Initially the olefin based polymer may be preformed and then introduced during preparation of a charge transport solution which may then be utilized to coat the CGL layer of a given photoconductor. For example, the olefin based polymer may be introduced and dissolved into an appropriate solvent along with a selected amount of a charge transport molecule(s). As alluded to above, one may then optionally include another polymeric component, wherein the olefin based polymer, either alone or in combination with such polymeric component, may ultimately serve as the binder for other components of the CTL solution. Accordingly, such solution may then be coated on a given CGL layer to provide a CTL layer of a desired thickness.
In addition one may prepare the olefin based polymers disclosed herein by conducting the appropriate polymerization reaction in the solvent medium which may include the charge transport molecule(s) and optionally other appropriate additives, including a secondary preformed polymer component. Such in situ preparation and polymerization of a monomer to form the olefin based polymer in the CTL solution may therefore provide improved solubility of the olefin based polymer as well as improved ability to coat a given CGL surface.
The examples presented below are therefore for purposes of illustration, as other examples may be contemplated based upon the discussion herein. Furthermore, those skilled in the art will now be able to determine and select those particular types olefin based polymer(s), as well as those optional secondary polymeric component(s), along with charge transport additives, etc., for a given manufacturing and/or image forming device performance requirement.
Norbornene (16.85 g/0.18 mol) is dissolved in 484 mL of tetrahydrofuran and 128 mL of dioxane. Bis(tricyclohexylphosphine) benzylidine ruthenium (IV) chloride (5.7 mg), dissolved in 1 mL of tetrahydrofuran, is added to the norbornene with stirring at room temperature to form polynorbornene. After 2 hours, 0.51 g of benzaldehyde is added to the reaction mixture. Then bisphenol-Z polycarbonate (94.98 g) is added, followed by 60.18 g of N,N′-bis(3-methylphenyl)-N,N′-diphenylbenzidine and 6 drops of Dow Corning® 56 Additive, with stirring until all the components completely dissolved. The solution is coated on top of a charge generation layer using a dip coating apparatus. The coating thickness is varied between 20 to 30 microns.

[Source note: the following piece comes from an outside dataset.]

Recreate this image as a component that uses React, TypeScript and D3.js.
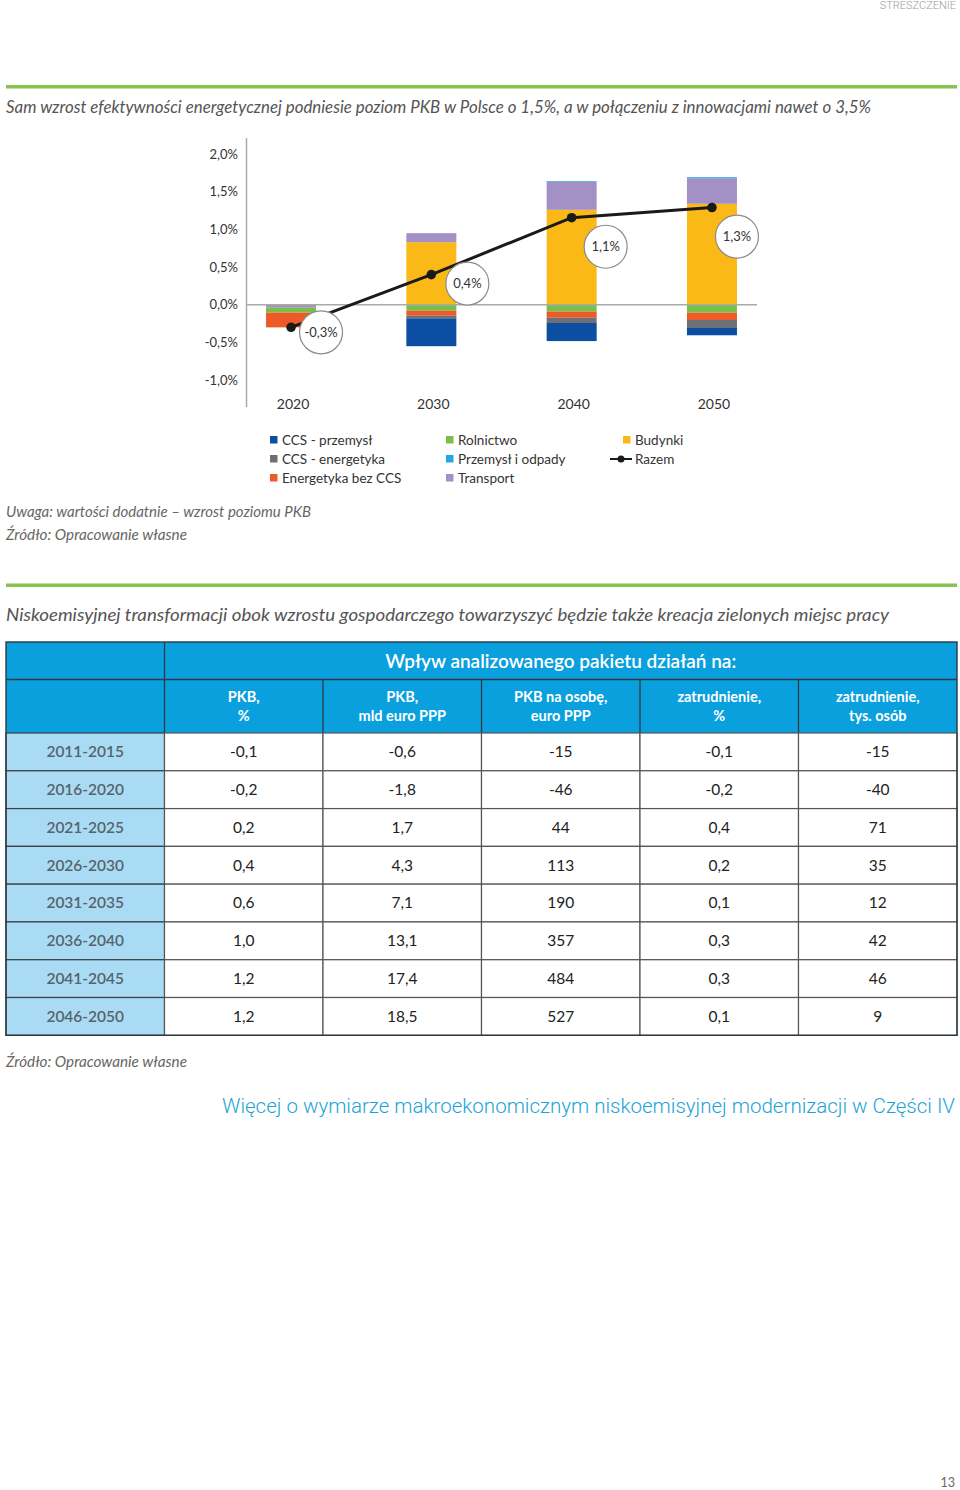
import React from 'react';
import * as d3 from 'd3';

// ---------- data ----------
const years = ['2020', '2030', '2040', '2050'];
const seriesKeys = ['Budynki', 'Transport', 'Przemysł i odpady', 'Rolnictwo', 'Energetyka bez CCS', 'CCS - energetyka', 'CCS - przemysł'];
const budynki = [0, 0.83, 1.26, 1.34];
const transport = [-0.04, 0.12, 0.37, 0.34];
const przemyslOdpady = [0, 0, 0.01, 0.013];
const rolnictwo = [-0.066, -0.08, -0.093, -0.106];
const energetykaBezCCS = [-0.195, -0.066, -0.08, -0.097];
const ccsEnergetyka = [0, -0.035, -0.07, -0.106];
const ccsPrzemysl = [0, -0.37, -0.24, -0.097];
const razem = [-0.3, 0.4, 1.155, 1.29];
const razemLabels = ['-0,3%', '0,4%', '1,1%', '1,3%'];
const yTicks = [-1, -0.5, 0, 0.5, 1, 1.5, 2];

const legendCol1 = ['CCS - przemysł', 'CCS - energetyka', 'Energetyka bez CCS'];
const legendCol2 = ['Rolnictwo', 'Przemysł i odpady', 'Transport'];
const legendCol3 = ['Budynki', 'Razem'];

const tablePeriods = ['2011-2015', '2016-2020', '2021-2025', '2026-2030', '2031-2035', '2036-2040', '2041-2045', '2046-2050'];
const colPkbPct = ['-0,1', '-0,2', '0,2', '0,4', '0,6', '1,0', '1,2', '1,2'];
const colPkbMld = ['-0,6', '-1,8', '1,7', '4,3', '7,1', '13,1', '17,4', '18,5'];
const colPkbOsobe = ['-15', '-46', '44', '113', '190', '357', '484', '527'];
const colZatrPct = ['-0,1', '-0,2', '0,4', '0,2', '0,1', '0,3', '0,3', '0,1'];
const colZatrTys = ['-15', '-40', '71', '35', '12', '42', '46', '9'];
const tableHeaders = [['PKB,', '%'], ['PKB,', 'mld euro PPP'], ['PKB na osobę,', 'euro PPP'], ['zatrudnienie,', '%'], ['zatrudnienie,', 'tys. osób']];

// ---------- styles ----------
const COLORS: Record<string, string> = {
  'Budynki': '#fbb918',
  'Transport': '#a391c6',
  'Przemysł i odpady': '#22a8de',
  'Rolnictwo': '#7cbf48',
  'Energetyka bez CCS': '#ee5a27',
  'CCS - energetyka': '#6f7073',
  'CCS - przemysł': '#0c4ea1',
};
const LABEL_OFFSETS = [[30, 5], [36, 9], [34, 29], [25, 29]];
const FONT = "Lato, 'Open Sans', sans-serif";

export default function App() {
  const values: Record<string, number[]> = {
    'Budynki': budynki,
    'Transport': transport,
    'Przemysł i odpady': przemyslOdpady,
    'Rolnictwo': rolnictwo,
    'Energetyka bez CCS': energetykaBezCCS,
    'CCS - energetyka': ccsEnergetyka,
    'CCS - przemysł': ccsPrzemysl,
  };
  const rows = years.map((y, i) => {
    const o: any = { year: y };
    seriesKeys.forEach((k) => (o[k] = values[k][i]));
    return o;
  });
  const stack = d3.stack<any>().keys(seriesKeys).offset(d3.stackOffsetDiverging)(rows);

  const x = d3.scalePoint<string>().domain(years).range([246, 757]).padding(0.321);
  const y = d3.scaleLinear().domain([-1, 2]).range([380, 154.1]);
  const barW = 50;

  const line = d3.line<number>().x((_, i) => x(years[i])!).y((d) => y(d));
  const fmtTick = (t: number) => d3.format('.1f')(t).replace('.', ',').replace('\u2212', '-') + '%';

  // table scales
  const colX = d3.scaleBand<number>().domain([0, 1, 2, 3, 4, 5]).range([6, 957]);
  const rowY = d3.scaleBand<number>().domain(d3.range(tablePeriods.length)).range([733, 1035.3]);
  const dataCols = [colPkbPct, colPkbMld, colPkbOsobe, colZatrPct, colZatrTys];

  const legendCols = [legendCol1, legendCol2, legendCol3];
  const legendX = [270, 446, 623];
  const legendY = d3.scalePoint<number>().domain([0, 1, 2]).range([440, 478]);

  return (
    <svg width={960} height={1490} style={{ position: 'absolute', left: 0, top: 0, background: '#fff' }} fontFamily={FONT}>
      {/* header */}
      <text x={956} y={9} textAnchor="end" fontSize={11} fill="#9a9a9a" fontFamily="'Roboto', sans-serif" fontWeight={300}>STRESZCZENIE</text>
      <rect x={6} y={85} width={951} height={3.5} fill="#87c24a" />
      <text x={6} y={113} fontSize={16.5} fontStyle="italic" fill="#555" textLength={865} lengthAdjust="spacingAndGlyphs">
        Sam wzrost efektywności energetycznej podniesie poziom PKB w Polsce o 1,5%, a w połączeniu z innowacjami nawet o 3,5%
      </text>

      {/* axis */}
      {yTicks.map((t) => (
        <text key={t} x={238} y={y(t)} dy="0.35em" textAnchor="end" fontSize={13} fill="#333">
          {fmtTick(t)}
        </text>
      ))}
      <line x1={246.5} x2={246.5} y1={138} y2={407} stroke="#aaa" strokeWidth={1.5} />

      {/* bars */}
      {stack.map((s) => (
        <g key={s.key} fill={COLORS[s.key]}>
          {s.map((d, i) => {
            const h = Math.abs(y(d[0]) - y(d[1]));
            if (h < 0.01) return null;
            return <rect key={i} x={x(years[i])! - barW / 2} y={Math.min(y(d[0]), y(d[1]))} width={barW} height={h} />;
          })}
        </g>
      ))}
      <line x1={246} x2={757} y1={y(0)} y2={y(0)} stroke="#aaa" strokeWidth={1.5} />

      {/* x labels */}
      {years.map((yr) => (
        <text key={yr} x={x(yr)! + 2} y={404} dy="0.35em" textAnchor="middle" fontSize={14} fill="#333">{yr}</text>
      ))}

      {/* total line */}
      <path d={line(razem) || ''} fill="none" stroke="#1a1a1a" strokeWidth={3} />
      {razem.map((v, i) => (
        <circle key={i} cx={x(years[i])} cy={y(v)} r={4.8} fill="#1a1a1a" />
      ))}
      {razem.map((v, i) => (
        <g key={'l' + i} transform={`translate(${x(years[i])! + LABEL_OFFSETS[i][0]},${y(v) + LABEL_OFFSETS[i][1]})`}>
          <circle r={21.5} fill="#fff" stroke="#8a8a8a" strokeWidth={1.2} />
          <text textAnchor="middle" dy="0.35em" fontSize={13} fill="#333">{razemLabels[i]}</text>
        </g>
      ))}

      {/* legend */}
      {legendCols.map((col, ci) =>
        col.map((name, ri) => (
          <g key={name} transform={`translate(${legendX[ci]},${legendY(ri)})`}>
            {name === 'Razem' ? (
              <g>
                <line x1={-13} x2={9} y1={0} y2={0} stroke="#1a1a1a" strokeWidth={2} />
                <circle cx={-2} cy={0} r={3.5} fill="#1a1a1a" />
              </g>
            ) : (
              <rect x={0} y={-4} width={7.5} height={7.5} fill={COLORS[name]} />
            )}
            <text x={12} dy="0.35em" fontSize={13.5} fill="#333">{name}</text>
          </g>
        ))
      )}

      {/* notes */}
      <text x={6} y={517} fontSize={14.5} fontStyle="italic" fill="#666" textLength={305} lengthAdjust="spacingAndGlyphs">Uwaga: wartości dodatnie – wzrost poziomu PKB</text>
      <text x={6} y={540} fontSize={14.5} fontStyle="italic" fill="#666" textLength={181} lengthAdjust="spacingAndGlyphs">Źródło: Opracowanie własne</text>

      <rect x={6} y={583.5} width={951} height={3.5} fill="#87c24a" />
      <text x={6} y={621} fontSize={16.5} fontStyle="italic" fill="#555" textLength={883} lengthAdjust="spacingAndGlyphs">
        Niskoemisyjnej transformacji obok wzrostu gospodarczego towarzyszyć będzie także kreacja zielonych miejsc pracy
      </text>

      {/* table header */}
      <rect x={6} y={642} width={951} height={91} fill="#0aa0de" />
      <line x1={colX(1)} x2={colX(1)} y1={642} y2={733} stroke="#2b3a44" strokeWidth={1.3} />
      <line x1={6} x2={957} y1={679.5} y2={679.5} stroke="#2b3a44" strokeWidth={1.3} />
      {[2, 3, 4, 5].map((c) => (
        <line key={c} x1={colX(c)} x2={colX(c)} y1={679.5} y2={733} stroke="#2b3a44" strokeWidth={1.3} />
      ))}
      <text x={(colX(1)! + 957) / 2} y={661} dy="0.35em" textAnchor="middle" fontSize={19} fontWeight={600} fill="#fff">
        Wpływ analizowanego pakietu działań na:
      </text>
      {tableHeaders.map((h, i) => (
        <g key={i}>
          <text x={colX(i + 1)! + colX.bandwidth() / 2} y={697} dy="0.35em" textAnchor="middle" fontSize={14.5} fontWeight={700} fill="#fff">{h[0]}</text>
          <text x={colX(i + 1)! + colX.bandwidth() / 2} y={716} dy="0.35em" textAnchor="middle" fontSize={14.5} fontWeight={700} fill="#fff">{h[1]}</text>
        </g>
      ))}

      {/* table body */}
      {tablePeriods.map((p, r) => (
        <g key={p}>
          <rect x={colX(0)} y={rowY(r)} width={colX.bandwidth()} height={rowY.bandwidth()} fill="#a9dcf4" stroke="#3a3f44" strokeWidth={1.2} />
          <text x={colX(0)! + colX.bandwidth() / 2} y={rowY(r)! + rowY.bandwidth() / 2} dy="0.35em" textAnchor="middle" fontSize={15.5} fontWeight={600} fill="#57636d">{p}</text>
          {dataCols.map((col, c) => (
            <g key={c}>
              <rect x={colX(c + 1)} y={rowY(r)} width={colX.bandwidth()} height={rowY.bandwidth()} fill="#fff" stroke="#555" strokeWidth={1.2} />
              <text x={colX(c + 1)! + colX.bandwidth() / 2} y={rowY(r)! + rowY.bandwidth() / 2} dy="0.35em" textAnchor="middle" fontSize={15.5} fill="#222">{col[r]}</text>
            </g>
          ))}
        </g>
      ))}
      <rect x={6} y={642} width={951} height={1035.3 - 642} fill="none" stroke="#2b3a44" strokeWidth={1.4} />

      {/* footer */}
      <text x={6} y={1067} fontSize={14.5} fontStyle="italic" fill="#666" textLength={181} lengthAdjust="spacingAndGlyphs">Źródło: Opracowanie własne</text>
      <text x={222} y={1113} fontSize={19.5} fontWeight={300} fill="#1ba3d7" fontFamily="'Roboto', sans-serif" textLength={733} lengthAdjust="spacingAndGlyphs">
        Więcej o wymiarze makroekonomicznym niskoemisyjnej modernizacji w Części IV
      </text>
      <text x={955} y={1487} textAnchor="end" fontSize={12.5} fill="#666">13</text>
    </svg>
  );
}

N,N′-bis(3-methylphenyl)-N,N′-diphenylbenzidine (TPD) (24.5 g) is added to a mixture of 259 ml of tetrahydrofuran and 68 ml 1,4-dioxane and dissolved with stirring. Once the TPD is completely dissolved, 45.5 g of bisphenol-Z polycarbonate and 6 drops of Dow Corning® 56 Additive is added to the solution and stirring is continued until all components are completely dissolved. The resulting solution is coated on the charge generation layer as in Example 1.

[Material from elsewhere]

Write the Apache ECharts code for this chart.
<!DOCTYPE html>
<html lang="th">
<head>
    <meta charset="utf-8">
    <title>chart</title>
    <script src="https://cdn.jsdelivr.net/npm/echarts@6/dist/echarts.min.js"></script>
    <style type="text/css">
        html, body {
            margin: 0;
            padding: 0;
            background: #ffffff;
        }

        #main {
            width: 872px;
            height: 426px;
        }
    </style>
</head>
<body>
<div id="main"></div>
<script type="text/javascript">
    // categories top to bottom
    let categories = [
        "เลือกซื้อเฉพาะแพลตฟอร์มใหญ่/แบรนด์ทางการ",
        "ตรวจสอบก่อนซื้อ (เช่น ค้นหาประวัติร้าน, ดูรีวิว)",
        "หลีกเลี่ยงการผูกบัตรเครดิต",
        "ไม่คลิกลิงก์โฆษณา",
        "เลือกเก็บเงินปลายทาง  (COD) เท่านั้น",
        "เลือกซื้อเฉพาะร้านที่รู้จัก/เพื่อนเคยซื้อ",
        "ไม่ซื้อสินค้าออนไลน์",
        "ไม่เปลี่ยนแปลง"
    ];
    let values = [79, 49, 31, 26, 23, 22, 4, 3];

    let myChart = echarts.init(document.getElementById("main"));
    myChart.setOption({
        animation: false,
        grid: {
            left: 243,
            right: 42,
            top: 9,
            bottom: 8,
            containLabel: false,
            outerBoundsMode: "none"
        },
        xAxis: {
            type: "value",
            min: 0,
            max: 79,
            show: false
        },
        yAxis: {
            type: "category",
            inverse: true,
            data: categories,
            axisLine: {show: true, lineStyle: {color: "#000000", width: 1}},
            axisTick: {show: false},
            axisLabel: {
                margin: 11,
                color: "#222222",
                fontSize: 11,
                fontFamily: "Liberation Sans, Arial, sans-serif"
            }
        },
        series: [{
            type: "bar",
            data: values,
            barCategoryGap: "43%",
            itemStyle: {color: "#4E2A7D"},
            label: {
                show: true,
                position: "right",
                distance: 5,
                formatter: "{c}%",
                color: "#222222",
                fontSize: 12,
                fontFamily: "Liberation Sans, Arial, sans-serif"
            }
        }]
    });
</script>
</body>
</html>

A photoconductor drum of Example 1, tested in a modified Lexmark C752 color laser printer at 32 ppm, in a two page and pause mode at 78° F. and 80% relative humidity exhibited a wear rate of 0.41 microns per 1000 pages over 10,000 pages. The photoconductor drum of Example 2, tested under similar conditions exhibited a wear rate of 0.67 microns per 1000 pages over 10,000 pages. Accordingly, the wear of the drum of Example 1 exhibit 60% of the wear exhibited by the drum of Example 2.
The foregoing description is provided to illustrate and explain the present invention. However, the description hereinabove should not be considered to limit the scope of the invention set forth in the claims appended hereto.